The Protestant Reformation took its revenge on paintings and stained glass of all sorts. Acts of pious devotion were viewed as especially shameful plea-bargaining when, in reality, they were just an attempt to have their souls remembered. Prayers for the dead were another horror for Protestants at the time. 

Donors had increasingly liked to put as many of their family members into the picture as possible. They were genuine believers in the power of prayer and didn’t want their loved ones left out. Touchingly, many of the donors commissioned images of children who had already died. These souls awaiting salvation were usually shown holding a cross.

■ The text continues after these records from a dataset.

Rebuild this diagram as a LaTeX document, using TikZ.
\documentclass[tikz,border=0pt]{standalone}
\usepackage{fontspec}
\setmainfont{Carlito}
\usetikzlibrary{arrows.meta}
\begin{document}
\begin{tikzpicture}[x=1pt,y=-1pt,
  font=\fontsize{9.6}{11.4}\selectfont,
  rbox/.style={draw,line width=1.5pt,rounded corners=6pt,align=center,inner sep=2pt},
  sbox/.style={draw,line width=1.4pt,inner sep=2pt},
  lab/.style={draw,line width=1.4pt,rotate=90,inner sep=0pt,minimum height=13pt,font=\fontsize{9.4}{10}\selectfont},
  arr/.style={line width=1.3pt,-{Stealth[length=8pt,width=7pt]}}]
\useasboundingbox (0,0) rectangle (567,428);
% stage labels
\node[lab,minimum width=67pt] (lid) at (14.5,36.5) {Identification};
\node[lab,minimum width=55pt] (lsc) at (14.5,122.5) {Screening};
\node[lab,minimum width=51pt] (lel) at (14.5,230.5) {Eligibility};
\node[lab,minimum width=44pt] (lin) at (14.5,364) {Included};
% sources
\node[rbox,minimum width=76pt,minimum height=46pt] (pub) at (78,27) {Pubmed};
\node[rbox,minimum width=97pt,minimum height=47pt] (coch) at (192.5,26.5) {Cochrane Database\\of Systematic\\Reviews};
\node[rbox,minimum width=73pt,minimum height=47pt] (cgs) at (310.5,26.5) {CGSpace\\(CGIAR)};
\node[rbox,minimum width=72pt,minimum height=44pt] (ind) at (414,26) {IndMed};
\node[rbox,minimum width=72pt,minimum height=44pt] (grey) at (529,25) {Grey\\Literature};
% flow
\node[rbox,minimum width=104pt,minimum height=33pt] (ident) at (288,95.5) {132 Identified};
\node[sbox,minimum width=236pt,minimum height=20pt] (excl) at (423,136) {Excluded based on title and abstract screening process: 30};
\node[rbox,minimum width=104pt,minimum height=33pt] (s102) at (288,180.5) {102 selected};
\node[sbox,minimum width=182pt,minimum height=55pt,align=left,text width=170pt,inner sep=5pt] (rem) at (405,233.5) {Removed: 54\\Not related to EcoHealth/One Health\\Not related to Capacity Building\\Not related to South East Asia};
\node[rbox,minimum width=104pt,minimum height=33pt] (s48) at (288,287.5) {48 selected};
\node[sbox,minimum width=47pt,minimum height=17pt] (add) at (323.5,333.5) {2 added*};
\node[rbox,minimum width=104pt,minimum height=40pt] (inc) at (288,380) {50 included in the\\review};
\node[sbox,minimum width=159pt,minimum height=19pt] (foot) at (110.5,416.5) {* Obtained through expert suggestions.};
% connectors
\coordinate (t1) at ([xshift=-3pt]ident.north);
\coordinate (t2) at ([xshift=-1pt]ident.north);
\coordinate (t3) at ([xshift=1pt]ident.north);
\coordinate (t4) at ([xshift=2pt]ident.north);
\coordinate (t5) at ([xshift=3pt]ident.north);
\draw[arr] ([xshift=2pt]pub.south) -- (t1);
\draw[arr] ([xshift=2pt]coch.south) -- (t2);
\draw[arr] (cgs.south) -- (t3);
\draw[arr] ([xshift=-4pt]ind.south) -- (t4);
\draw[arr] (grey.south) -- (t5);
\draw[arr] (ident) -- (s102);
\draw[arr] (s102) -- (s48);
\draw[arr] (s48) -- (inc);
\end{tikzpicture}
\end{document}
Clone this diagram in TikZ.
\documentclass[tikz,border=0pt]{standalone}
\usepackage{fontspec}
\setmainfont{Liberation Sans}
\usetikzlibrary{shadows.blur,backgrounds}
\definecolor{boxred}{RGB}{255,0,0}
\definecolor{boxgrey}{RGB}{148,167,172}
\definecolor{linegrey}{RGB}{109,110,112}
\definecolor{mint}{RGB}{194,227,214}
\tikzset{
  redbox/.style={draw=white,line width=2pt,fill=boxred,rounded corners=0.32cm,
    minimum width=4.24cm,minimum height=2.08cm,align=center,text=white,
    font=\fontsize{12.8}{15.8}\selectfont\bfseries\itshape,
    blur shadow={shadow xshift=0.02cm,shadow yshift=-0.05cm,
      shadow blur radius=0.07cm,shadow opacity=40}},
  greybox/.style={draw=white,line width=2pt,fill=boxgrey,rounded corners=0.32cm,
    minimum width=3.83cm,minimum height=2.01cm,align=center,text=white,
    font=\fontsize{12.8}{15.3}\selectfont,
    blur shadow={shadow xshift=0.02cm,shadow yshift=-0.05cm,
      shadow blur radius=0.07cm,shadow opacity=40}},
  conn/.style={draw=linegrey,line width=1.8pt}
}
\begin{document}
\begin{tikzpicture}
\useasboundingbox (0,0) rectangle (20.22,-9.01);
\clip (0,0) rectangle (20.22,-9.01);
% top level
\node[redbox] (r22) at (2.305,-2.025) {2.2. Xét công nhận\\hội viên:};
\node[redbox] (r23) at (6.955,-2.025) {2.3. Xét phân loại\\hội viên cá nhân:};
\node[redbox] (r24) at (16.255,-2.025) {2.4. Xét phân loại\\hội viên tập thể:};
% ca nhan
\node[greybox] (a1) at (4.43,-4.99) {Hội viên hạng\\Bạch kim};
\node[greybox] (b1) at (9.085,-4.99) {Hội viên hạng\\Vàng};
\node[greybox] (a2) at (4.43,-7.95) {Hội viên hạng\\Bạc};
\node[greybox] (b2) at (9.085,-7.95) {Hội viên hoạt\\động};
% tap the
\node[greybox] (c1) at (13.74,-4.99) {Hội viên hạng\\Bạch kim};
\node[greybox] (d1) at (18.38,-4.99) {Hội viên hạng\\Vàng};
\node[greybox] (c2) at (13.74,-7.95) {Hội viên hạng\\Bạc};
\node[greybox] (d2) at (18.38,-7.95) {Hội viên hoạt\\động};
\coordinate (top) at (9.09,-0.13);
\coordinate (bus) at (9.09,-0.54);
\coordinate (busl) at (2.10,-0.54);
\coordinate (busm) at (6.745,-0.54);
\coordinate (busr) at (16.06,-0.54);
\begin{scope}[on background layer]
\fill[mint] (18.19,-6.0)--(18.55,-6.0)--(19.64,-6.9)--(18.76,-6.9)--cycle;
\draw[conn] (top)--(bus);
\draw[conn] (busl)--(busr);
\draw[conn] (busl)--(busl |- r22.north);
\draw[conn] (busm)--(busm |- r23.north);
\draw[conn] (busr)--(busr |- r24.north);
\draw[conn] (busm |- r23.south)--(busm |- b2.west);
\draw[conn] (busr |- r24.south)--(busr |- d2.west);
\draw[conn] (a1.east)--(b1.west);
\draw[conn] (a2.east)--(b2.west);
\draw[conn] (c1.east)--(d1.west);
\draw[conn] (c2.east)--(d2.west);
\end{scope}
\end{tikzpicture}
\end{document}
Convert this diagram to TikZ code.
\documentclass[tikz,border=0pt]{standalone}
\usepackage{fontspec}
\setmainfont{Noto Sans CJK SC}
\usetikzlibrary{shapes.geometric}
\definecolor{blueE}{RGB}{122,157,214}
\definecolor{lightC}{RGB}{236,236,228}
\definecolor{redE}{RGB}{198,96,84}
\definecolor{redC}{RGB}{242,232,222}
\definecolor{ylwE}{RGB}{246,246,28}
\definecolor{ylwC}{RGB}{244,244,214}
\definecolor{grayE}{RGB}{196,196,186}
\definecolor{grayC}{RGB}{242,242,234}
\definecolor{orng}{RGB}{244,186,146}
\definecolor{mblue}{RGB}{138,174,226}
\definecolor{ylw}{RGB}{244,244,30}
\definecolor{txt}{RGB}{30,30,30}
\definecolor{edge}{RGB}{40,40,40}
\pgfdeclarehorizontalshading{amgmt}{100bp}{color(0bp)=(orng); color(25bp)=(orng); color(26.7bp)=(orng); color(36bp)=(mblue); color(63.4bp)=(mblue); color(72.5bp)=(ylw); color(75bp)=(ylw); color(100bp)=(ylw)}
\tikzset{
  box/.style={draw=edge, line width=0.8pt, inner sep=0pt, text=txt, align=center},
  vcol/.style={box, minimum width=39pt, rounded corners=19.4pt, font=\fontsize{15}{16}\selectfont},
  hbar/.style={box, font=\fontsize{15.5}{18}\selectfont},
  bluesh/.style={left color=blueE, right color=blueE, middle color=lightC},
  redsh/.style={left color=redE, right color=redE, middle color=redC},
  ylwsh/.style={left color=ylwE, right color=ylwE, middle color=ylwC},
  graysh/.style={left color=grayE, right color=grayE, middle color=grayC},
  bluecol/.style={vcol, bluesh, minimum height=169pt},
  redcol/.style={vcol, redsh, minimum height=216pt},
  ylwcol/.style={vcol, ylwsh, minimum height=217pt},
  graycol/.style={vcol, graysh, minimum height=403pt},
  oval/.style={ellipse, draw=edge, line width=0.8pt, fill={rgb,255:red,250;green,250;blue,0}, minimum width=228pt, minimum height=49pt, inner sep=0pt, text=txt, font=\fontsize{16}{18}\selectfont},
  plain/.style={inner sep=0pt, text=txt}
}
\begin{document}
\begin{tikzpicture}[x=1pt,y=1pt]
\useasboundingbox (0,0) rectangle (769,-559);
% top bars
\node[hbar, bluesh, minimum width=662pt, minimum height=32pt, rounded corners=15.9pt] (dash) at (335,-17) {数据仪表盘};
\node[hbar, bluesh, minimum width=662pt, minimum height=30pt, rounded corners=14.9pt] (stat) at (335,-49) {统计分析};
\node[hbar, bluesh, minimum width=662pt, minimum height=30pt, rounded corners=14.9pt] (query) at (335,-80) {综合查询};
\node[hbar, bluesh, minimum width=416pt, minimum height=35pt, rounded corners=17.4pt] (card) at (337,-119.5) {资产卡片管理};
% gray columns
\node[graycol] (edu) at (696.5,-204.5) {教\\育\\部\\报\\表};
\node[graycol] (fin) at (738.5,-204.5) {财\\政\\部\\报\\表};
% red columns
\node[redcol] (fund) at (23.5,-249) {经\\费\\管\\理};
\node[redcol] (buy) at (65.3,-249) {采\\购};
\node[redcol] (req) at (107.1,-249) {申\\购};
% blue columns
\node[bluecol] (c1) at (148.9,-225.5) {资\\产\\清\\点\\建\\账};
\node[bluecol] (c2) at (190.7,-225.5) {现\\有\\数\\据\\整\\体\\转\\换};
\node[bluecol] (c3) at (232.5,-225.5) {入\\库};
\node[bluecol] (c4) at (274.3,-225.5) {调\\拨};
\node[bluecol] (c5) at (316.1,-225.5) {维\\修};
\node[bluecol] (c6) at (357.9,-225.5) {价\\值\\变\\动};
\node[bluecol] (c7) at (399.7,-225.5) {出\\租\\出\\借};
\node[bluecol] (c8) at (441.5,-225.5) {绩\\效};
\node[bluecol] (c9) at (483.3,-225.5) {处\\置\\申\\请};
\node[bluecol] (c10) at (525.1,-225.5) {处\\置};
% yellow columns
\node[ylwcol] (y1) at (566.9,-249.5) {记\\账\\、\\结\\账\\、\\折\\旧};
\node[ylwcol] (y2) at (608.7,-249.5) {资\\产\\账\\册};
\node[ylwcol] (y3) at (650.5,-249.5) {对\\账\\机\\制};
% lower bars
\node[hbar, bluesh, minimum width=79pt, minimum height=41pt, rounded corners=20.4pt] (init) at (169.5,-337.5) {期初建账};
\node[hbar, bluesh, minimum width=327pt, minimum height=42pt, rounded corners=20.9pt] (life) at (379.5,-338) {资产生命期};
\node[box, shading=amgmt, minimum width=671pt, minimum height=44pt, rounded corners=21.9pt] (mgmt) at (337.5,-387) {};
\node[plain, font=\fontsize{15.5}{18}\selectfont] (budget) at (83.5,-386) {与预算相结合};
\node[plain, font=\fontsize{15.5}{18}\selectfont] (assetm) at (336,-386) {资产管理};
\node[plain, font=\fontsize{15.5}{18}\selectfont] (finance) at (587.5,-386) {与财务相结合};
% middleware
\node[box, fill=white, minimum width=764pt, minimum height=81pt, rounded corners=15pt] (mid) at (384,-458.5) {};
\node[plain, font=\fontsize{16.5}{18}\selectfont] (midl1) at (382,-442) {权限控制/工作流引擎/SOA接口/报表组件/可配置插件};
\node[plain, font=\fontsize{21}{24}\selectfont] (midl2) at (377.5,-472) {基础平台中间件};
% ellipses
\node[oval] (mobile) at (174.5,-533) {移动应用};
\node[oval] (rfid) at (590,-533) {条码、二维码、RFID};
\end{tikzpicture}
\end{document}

After the Reformation there wasn’t the same appetite for donor portraits among Catholics. Protestants were vigorously against them. The Lutherans were less aggressive about this; Lucas Cranach the Elder famously painted an altarpiece of the Last Supper in Luther’s hometown of Wittenburg. Instead of showing the apostles, Cranach slipped in leaders of the Reformation. None of them paid for the privilege, so it couldn’t be called a donor painting. 

The donor tradition lasted longer with stained glass than altarpieces. Before the Reformation, a huge amount of church glass was paid for by donors. They are often seen in those windows, usually without an inscription. After the Reformation, stained glass continued to be popular with Catholics and Lutherans, although the presence of paying donors dwindled. These days, donors can still be commemorated but it will be with words, not a portrait of themselves.

Meanwhile, Martin Luther himself still appears – obviously without paying – in the stained glass of Lutheran churches. What would make John Calvin weep is that his own image also appears in those churches.